The tension at the front of the Pyramid Stage crowd tonight is growing by the
minute. Fans are wedged in tight, unable to move any part of their body but
grinning like mentalists at the prospect of being within a few metres of their
idols in the near future. Some fans had been on the barrier for around eight
hours, having to survive through James Brown’s insistence that everyone should
‘get funky’ on nothing but the soggy cups of water handed around by the security
staff.
Eventually, just as the atmosphere is at combustion point, threatening to leave
Pilton village as a crater in the Somerset countryside, the noise starts and the
band appear. The feedback continues through the cheering crowd before exploding
into ‘Hysteria’. At the front of the crowd, ‘up’ and ‘down’ lose all meaning,
there is just Muse. Chris’ fuzz bass is alive and bouncing to the rhythm pounded
out by Dominic Howard (drums); this is quite possibly the most violent a crowd
has been at Glastonbury this year.
Muse play a fantastic set, built of their more famous singles and album. What
can be said about a headlining band’s performance? If it wasn’t going to be
great, they wouldn’t be headlining the final night of the Glastonbury Festival.

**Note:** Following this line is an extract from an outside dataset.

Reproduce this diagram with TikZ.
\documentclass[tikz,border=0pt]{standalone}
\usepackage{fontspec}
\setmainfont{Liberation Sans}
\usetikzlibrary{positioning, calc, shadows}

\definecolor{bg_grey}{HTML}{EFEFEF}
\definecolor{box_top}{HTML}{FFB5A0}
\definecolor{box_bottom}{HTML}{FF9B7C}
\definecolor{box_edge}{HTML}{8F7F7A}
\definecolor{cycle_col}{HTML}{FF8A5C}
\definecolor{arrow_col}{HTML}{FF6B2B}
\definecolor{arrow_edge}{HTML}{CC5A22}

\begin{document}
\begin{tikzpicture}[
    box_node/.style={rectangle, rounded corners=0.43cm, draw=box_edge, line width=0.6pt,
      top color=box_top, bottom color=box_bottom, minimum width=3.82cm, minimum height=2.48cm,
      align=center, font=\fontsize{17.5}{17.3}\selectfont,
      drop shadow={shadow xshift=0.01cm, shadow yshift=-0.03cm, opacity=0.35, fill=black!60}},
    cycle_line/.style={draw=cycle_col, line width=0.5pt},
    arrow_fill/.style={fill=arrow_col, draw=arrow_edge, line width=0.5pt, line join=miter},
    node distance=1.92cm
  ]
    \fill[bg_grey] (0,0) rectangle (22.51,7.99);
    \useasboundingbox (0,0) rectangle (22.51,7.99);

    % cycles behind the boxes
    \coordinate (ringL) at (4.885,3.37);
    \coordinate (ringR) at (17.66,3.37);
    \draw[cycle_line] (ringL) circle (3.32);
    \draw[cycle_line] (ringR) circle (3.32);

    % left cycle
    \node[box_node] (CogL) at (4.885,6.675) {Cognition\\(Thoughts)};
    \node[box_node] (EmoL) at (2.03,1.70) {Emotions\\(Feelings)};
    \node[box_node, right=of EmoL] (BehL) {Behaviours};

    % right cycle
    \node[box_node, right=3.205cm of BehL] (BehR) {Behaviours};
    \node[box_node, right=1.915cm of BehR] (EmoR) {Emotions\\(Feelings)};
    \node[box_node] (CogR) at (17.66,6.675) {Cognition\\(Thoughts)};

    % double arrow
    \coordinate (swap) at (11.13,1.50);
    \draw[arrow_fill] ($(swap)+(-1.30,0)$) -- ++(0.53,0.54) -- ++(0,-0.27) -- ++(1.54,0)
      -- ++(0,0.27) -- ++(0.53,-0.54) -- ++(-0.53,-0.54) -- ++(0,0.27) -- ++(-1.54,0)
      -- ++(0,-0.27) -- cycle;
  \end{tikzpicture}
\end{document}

The songs are interspersed with jamming and noise and your general Muse
experience. Matt doesn’t communicate a lot, a few “thank yous” and the now
clichéd ‘this song was designed for lighters’ before ‘Blackout’.

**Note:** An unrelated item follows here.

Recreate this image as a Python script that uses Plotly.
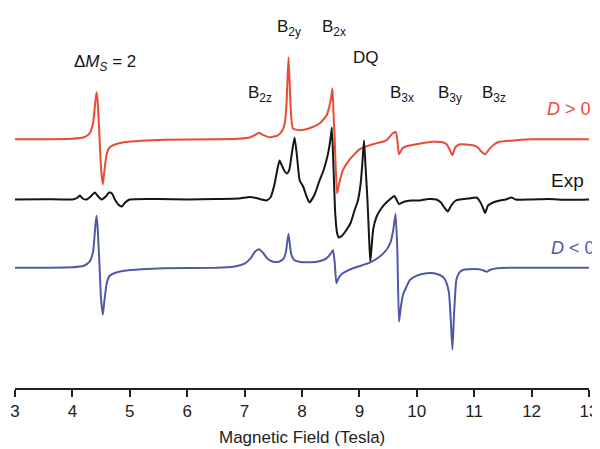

The set isn’t as long as Paul McCartney’s from Saturday night, culminating with
‘Stockholm Syndrome’, before Matt slowly removes all of Dom’s drums while Chris
is being groped by the crowd. Matt mounts Dom’s kick drum and plays to him, a
scene I am sure will live on in the dreams of hundreds of Muse fans, female and
male. Chris hurls his bass at the stage, but Matt is still going. Everyone knows
it’s the end, everyone is satisfied. Matt and Chris disappear and leave Dom to
say goodbye.
Many fans instantly declare this to be Muse’s finest performance ever. Everyone
is left full of adrenaline, ready to pull and all-nighter to end the festival.
Unfortunately, whether or not this is Muse’s best ever performance, it will
forever be tainted in the memory of the band, for that same evening, drummer,
Dominic Howard’s father died of a heart attack.